Retype each line of the material exactly, please, skipping any picture in it.

-------- Data segment

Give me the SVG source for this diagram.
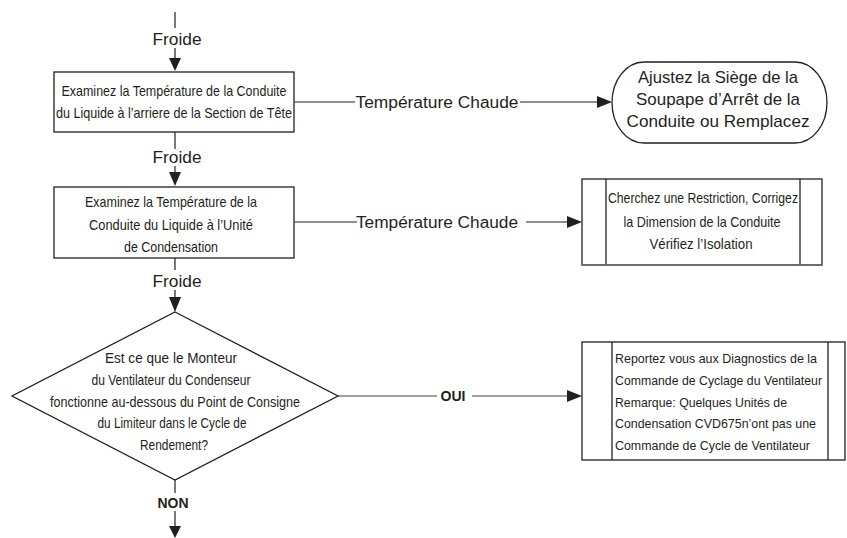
<svg xmlns="http://www.w3.org/2000/svg" width="847" height="538" viewBox="0 0 847 538">
  <style>
    .box { fill: #ffffff; stroke: #231f20; stroke-width: 1.3; }
    .grey { stroke: #6d6e71; }
    .wire { fill: none; stroke: #231f20; stroke-width: 1.2; }
    .wire-grey { fill: none; stroke: #808285; stroke-width: 1.6; }
    .head { fill: #231f20; }
    .t { font-family: "Liberation Sans", Arial, sans-serif; fill: #231f20; }
    .narrow { font-size: 14.5px; text-anchor: middle; }
    .left { font-size: 13.5px; text-anchor: start; }
    .lbl { font-size: 16px; text-anchor: middle; }
    .bold { font-size: 15px; font-weight: bold; text-anchor: middle; }
    .big { font-size: 17px; text-anchor: middle; }
  </style>

  <g id="connectors">
    <!-- entry into first check -->
    <line class="wire" x1="175" y1="12" x2="175" y2="28"/>
    <text class="t lbl" x="177" y="45" textLength="49" lengthAdjust="spacingAndGlyphs">Froide</text>
    <line class="wire" x1="175" y1="48" x2="175" y2="60"/>
    <polygon class="head" points="169,58 181,58 175,71"/>

    <!-- check 1 -> check 2 -->
    <line class="wire" x1="175" y1="132" x2="175" y2="149"/>
    <text class="t lbl" x="177" y="163" textLength="49" lengthAdjust="spacingAndGlyphs">Froide</text>
    <line class="wire" x1="175" y1="166" x2="175" y2="174"/>
    <polygon class="head" points="169,172 181,172 175,186"/>

    <!-- check 1 -> adjust valve -->
    <line class="wire" x1="294" y1="102" x2="355" y2="102"/>
    <text class="t lbl" x="437" y="108" textLength="163" lengthAdjust="spacingAndGlyphs">Température Chaude</text>
    <line class="wire" x1="520" y1="102" x2="598" y2="102"/>
    <polygon class="head" points="597,96 597,108 612,102"/>

    <!-- check 2 -> look for restriction -->
    <line class="wire" x1="294" y1="222" x2="357" y2="222"/>
    <text class="t lbl" x="437" y="228" textLength="162" lengthAdjust="spacingAndGlyphs">Température Chaude</text>
    <line class="wire" x1="526" y1="222" x2="568" y2="222"/>
    <polygon class="head" points="567,216 567,228 582,222"/>

    <!-- check 2 -> decision -->
    <line class="wire" x1="175" y1="258" x2="175" y2="270"/>
    <text class="t lbl" x="177" y="287" textLength="49" lengthAdjust="spacingAndGlyphs">Froide</text>
    <line class="wire" x1="175" y1="290" x2="175" y2="299"/>
    <polygon class="head" points="169,297 181,297 175,312"/>

    <!-- decision: yes -->
    <line class="wire-grey" x1="337" y1="396" x2="437" y2="396"/>
    <text class="t bold" x="453" y="401" textLength="25" lengthAdjust="spacingAndGlyphs">OUI</text>
    <line class="wire-grey" x1="472" y1="396" x2="568" y2="396"/>
    <polygon class="head" points="567,390 567,402 582,396"/>

    <!-- decision: no -->
    <line class="wire" x1="175" y1="480" x2="175" y2="493"/>
    <text class="t bold" x="173" y="508" textLength="31" lengthAdjust="spacingAndGlyphs">NON</text>
    <line class="wire" x1="175" y1="511" x2="175" y2="528"/>
    <polygon class="head" points="169,526 181,526 175,538"/>
  </g>

  <g id="check-head-line">
    <rect class="box" x="54" y="72" width="240" height="60"/>
    <text class="t narrow" x="174" y="96" textLength="225" lengthAdjust="spacingAndGlyphs">Examinez la Température de la Conduite</text>
    <text class="t narrow" x="174" y="118" textLength="236" lengthAdjust="spacingAndGlyphs">du Liquide à l’arriere de la Section de Tête</text>
  </g>

  <g id="adjust-valve">
    <rect class="box" x="612" y="62" width="215" height="81" rx="32" ry="40.5"/>
    <text class="t big" x="718" y="83" textLength="160" lengthAdjust="spacingAndGlyphs">Ajustez la Siège de la</text>
    <text class="t big" x="718" y="105" textLength="164" lengthAdjust="spacingAndGlyphs">Soupape d’Arrêt de la</text>
    <text class="t big" x="718" y="127" textLength="183" lengthAdjust="spacingAndGlyphs">Conduite ou Remplacez</text>
  </g>

  <g id="check-condensing-unit">
    <rect class="box" x="54" y="187" width="240" height="71"/>
    <text class="t narrow" x="171" y="207" textLength="172" lengthAdjust="spacingAndGlyphs">Examinez la Température de la</text>
    <text class="t narrow" x="171" y="230" textLength="164" lengthAdjust="spacingAndGlyphs">Conduite du Liquide à l’Unité</text>
    <text class="t narrow" x="171" y="252" textLength="94" lengthAdjust="spacingAndGlyphs">de Condensation</text>
  </g>

  <g id="look-for-restriction">
    <rect class="box" x="582" y="179" width="240" height="86"/>
    <line class="box" x1="606" y1="179" x2="606" y2="265"/>
    <line class="box" x1="800" y1="179" x2="800" y2="265"/>
    <line class="grey" stroke-width="1.6" x1="582" y1="265" x2="822" y2="265"/>
    <text class="t narrow" x="703" y="203" textLength="190" lengthAdjust="spacingAndGlyphs">Cherchez une Restriction, Corrigez</text>
    <text class="t narrow" x="702" y="227" textLength="157" lengthAdjust="spacingAndGlyphs">la Dimension de la Conduite</text>
    <text class="t narrow" x="701" y="249" textLength="103" lengthAdjust="spacingAndGlyphs">Vérifiez l’Isolation</text>
  </g>

  <g id="fan-decision">
    <polygon class="box" points="175,312 338,396 175,480 12,396"/>
    <text class="t narrow" x="171" y="363" textLength="132" lengthAdjust="spacingAndGlyphs">Est ce que le Monteur</text>
    <text class="t narrow" x="171" y="385" textLength="159" lengthAdjust="spacingAndGlyphs">du Ventilateur du Condenseur</text>
    <text class="t narrow" x="175" y="407" textLength="250" lengthAdjust="spacingAndGlyphs">fonctionne au-dessous du Point de Consigne</text>
    <text class="t narrow" x="172" y="428" textLength="149" lengthAdjust="spacingAndGlyphs">du Limiteur dans le Cycle de</text>
    <text class="t narrow" x="174" y="450" textLength="68" lengthAdjust="spacingAndGlyphs">Rendement?</text>
  </g>

  <g id="fan-cycling-diagnostics">
    <rect class="box" x="582" y="342" width="263" height="118" stroke="#6d6e71"/>
    <line class="box" x1="612" y1="342" x2="612" y2="460"/>
    <line class="box" x1="828" y1="342" x2="828" y2="460"/>
    <text class="t left" x="615" y="363" textLength="202" lengthAdjust="spacingAndGlyphs">Reportez vous aux Diagnostics de la</text>
    <text class="t left" x="615" y="385" textLength="207" lengthAdjust="spacingAndGlyphs">Commande de Cyclage du Ventilateur</text>
    <text class="t left" x="615" y="407" textLength="172" lengthAdjust="spacingAndGlyphs">Remarque: Quelques Unités de</text>
    <text class="t left" x="615" y="428" textLength="201" lengthAdjust="spacingAndGlyphs">Condensation CVD675n’ont pas une</text>
    <text class="t left" x="615" y="450" textLength="195" lengthAdjust="spacingAndGlyphs">Commande de Cycle de Ventilateur</text>
  </g>
</svg>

----------------

● Result for this exercise
Give me the SVG source for this diagram.
<svg xmlns="http://www.w3.org/2000/svg" width="847" height="538" viewBox="0 0 847 538">
  <style>
    .box { fill: #ffffff; stroke: #231f20; stroke-width: 1.3; }
    .grey { stroke: #6d6e71; }
    .wire { fill: none; stroke: #231f20; stroke-width: 1.2; }
    .wire-grey { fill: none; stroke: #808285; stroke-width: 1.6; }
    .head { fill: #231f20; }
    .t { font-family: "Liberation Sans", Arial, sans-serif; fill: #231f20; }
    .narrow { font-size: 14.5px; text-anchor: middle; }
    .left { font-size: 13.5px; text-anchor: start; }
    .lbl { font-size: 16px; text-anchor: middle; }
    .bold { font-size: 15px; font-weight: bold; text-anchor: middle; }
    .big { font-size: 17px; text-anchor: middle; }
  </style>

  <g id="connectors">
    <!-- entry into first check -->
    <line class="wire" x1="175" y1="12" x2="175" y2="28"/>
    <text class="t lbl" x="177" y="45" textLength="49" lengthAdjust="spacingAndGlyphs">Froide</text>
    <line class="wire" x1="175" y1="48" x2="175" y2="60"/>
    <polygon class="head" points="169,58 181,58 175,71"/>

    <!-- check 1 -> check 2 -->
    <line class="wire" x1="175" y1="132" x2="175" y2="149"/>
    <text class="t lbl" x="177" y="163" textLength="49" lengthAdjust="spacingAndGlyphs">Froide</text>
    <line class="wire" x1="175" y1="166" x2="175" y2="174"/>
    <polygon class="head" points="169,172 181,172 175,186"/>

    <!-- check 1 -> adjust valve -->
    <line class="wire" x1="294" y1="102" x2="355" y2="102"/>
    <text class="t lbl" x="437" y="108" textLength="163" lengthAdjust="spacingAndGlyphs">Température Chaude</text>
    <line class="wire" x1="520" y1="102" x2="598" y2="102"/>
    <polygon class="head" points="597,96 597,108 612,102"/>

    <!-- check 2 -> look for restriction -->
    <line class="wire" x1="294" y1="222" x2="357" y2="222"/>
    <text class="t lbl" x="437" y="228" textLength="162" lengthAdjust="spacingAndGlyphs">Température Chaude</text>
    <line class="wire" x1="526" y1="222" x2="568" y2="222"/>
    <polygon class="head" points="567,216 567,228 582,222"/>

    <!-- check 2 -> decision -->
    <line class="wire" x1="175" y1="258" x2="175" y2="270"/>
    <text class="t lbl" x="177" y="287" textLength="49" lengthAdjust="spacingAndGlyphs">Froide</text>
    <line class="wire" x1="175" y1="290" x2="175" y2="299"/>
    <polygon class="head" points="169,297 181,297 175,312"/>

    <!-- decision: yes -->
    <line class="wire-grey" x1="337" y1="396" x2="437" y2="396"/>
    <text class="t bold" x="453" y="401" textLength="25" lengthAdjust="spacingAndGlyphs">OUI</text>
    <line class="wire-grey" x1="472" y1="396" x2="568" y2="396"/>
    <polygon class="head" points="567,390 567,402 582,396"/>

    <!-- decision: no -->
    <line class="wire" x1="175" y1="480" x2="175" y2="493"/>
    <text class="t bold" x="173" y="508" textLength="31" lengthAdjust="spacingAndGlyphs">NON</text>
    <line class="wire" x1="175" y1="511" x2="175" y2="528"/>
    <polygon class="head" points="169,526 181,526 175,538"/>
  </g>

  <g id="check-head-line">
    <rect class="box" x="54" y="72" width="240" height="60"/>
    <text class="t narrow" x="174" y="96" textLength="225" lengthAdjust="spacingAndGlyphs">Examinez la Température de la Conduite</text>
    <text class="t narrow" x="174" y="118" textLength="236" lengthAdjust="spacingAndGlyphs">du Liquide à l’arriere de la Section de Tête</text>
  </g>

  <g id="adjust-valve">
    <rect class="box" x="612" y="62" width="215" height="81" rx="32" ry="40.5"/>
    <text class="t big" x="718" y="83" textLength="160" lengthAdjust="spacingAndGlyphs">Ajustez la Siège de la</text>
    <text class="t big" x="718" y="105" textLength="164" lengthAdjust="spacingAndGlyphs">Soupape d’Arrêt de la</text>
    <text class="t big" x="718" y="127" textLength="183" lengthAdjust="spacingAndGlyphs">Conduite ou Remplacez</text>
  </g>

  <g id="check-condensing-unit">
    <rect class="box" x="54" y="187" width="240" height="71"/>
    <text class="t narrow" x="171" y="207" textLength="172" lengthAdjust="spacingAndGlyphs">Examinez la Température de la</text>
    <text class="t narrow" x="171" y="230" textLength="164" lengthAdjust="spacingAndGlyphs">Conduite du Liquide à l’Unité</text>
    <text class="t narrow" x="171" y="252" textLength="94" lengthAdjust="spacingAndGlyphs">de Condensation</text>
  </g>

  <g id="look-for-restriction">
    <rect class="box" x="582" y="179" width="240" height="86"/>
    <line class="box" x1="606" y1="179" x2="606" y2="265"/>
    <line class="box" x1="800" y1="179" x2="800" y2="265"/>
    <line class="grey" stroke-width="1.6" x1="582" y1="265" x2="822" y2="265"/>
    <text class="t narrow" x="703" y="203" textLength="190" lengthAdjust="spacingAndGlyphs">Cherchez une Restriction, Corrigez</text>
    <text class="t narrow" x="702" y="227" textLength="157" lengthAdjust="spacingAndGlyphs">la Dimension de la Conduite</text>
    <text class="t narrow" x="701" y="249" textLength="103" lengthAdjust="spacingAndGlyphs">Vérifiez l’Isolation</text>
  </g>

  <g id="fan-decision">
    <polygon class="box" points="175,312 338,396 175,480 12,396"/>
    <text class="t narrow" x="171" y="363" textLength="132" lengthAdjust="spacingAndGlyphs">Est ce que le Monteur</text>
    <text class="t narrow" x="171" y="385" textLength="159" lengthAdjust="spacingAndGlyphs">du Ventilateur du Condenseur</text>
    <text class="t narrow" x="175" y="407" textLength="250" lengthAdjust="spacingAndGlyphs">fonctionne au-dessous du Point de Consigne</text>
    <text class="t narrow" x="172" y="428" textLength="149" lengthAdjust="spacingAndGlyphs">du Limiteur dans le Cycle de</text>
    <text class="t narrow" x="174" y="450" textLength="68" lengthAdjust="spacingAndGlyphs">Rendement?</text>
  </g>

  <g id="fan-cycling-diagnostics">
    <rect class="box" x="582" y="342" width="263" height="118" stroke="#6d6e71"/>
    <line class="box" x1="612" y1="342" x2="612" y2="460"/>
    <line class="box" x1="828" y1="342" x2="828" y2="460"/>
    <text class="t left" x="615" y="363" textLength="202" lengthAdjust="spacingAndGlyphs">Reportez vous aux Diagnostics de la</text>
    <text class="t left" x="615" y="385" textLength="207" lengthAdjust="spacingAndGlyphs">Commande de Cyclage du Ventilateur</text>
    <text class="t left" x="615" y="407" textLength="172" lengthAdjust="spacingAndGlyphs">Remarque: Quelques Unités de</text>
    <text class="t left" x="615" y="428" textLength="201" lengthAdjust="spacingAndGlyphs">Condensation CVD675n’ont pas une</text>
    <text class="t left" x="615" y="450" textLength="195" lengthAdjust="spacingAndGlyphs">Commande de Cycle de Ventilateur</text>
  </g>
</svg>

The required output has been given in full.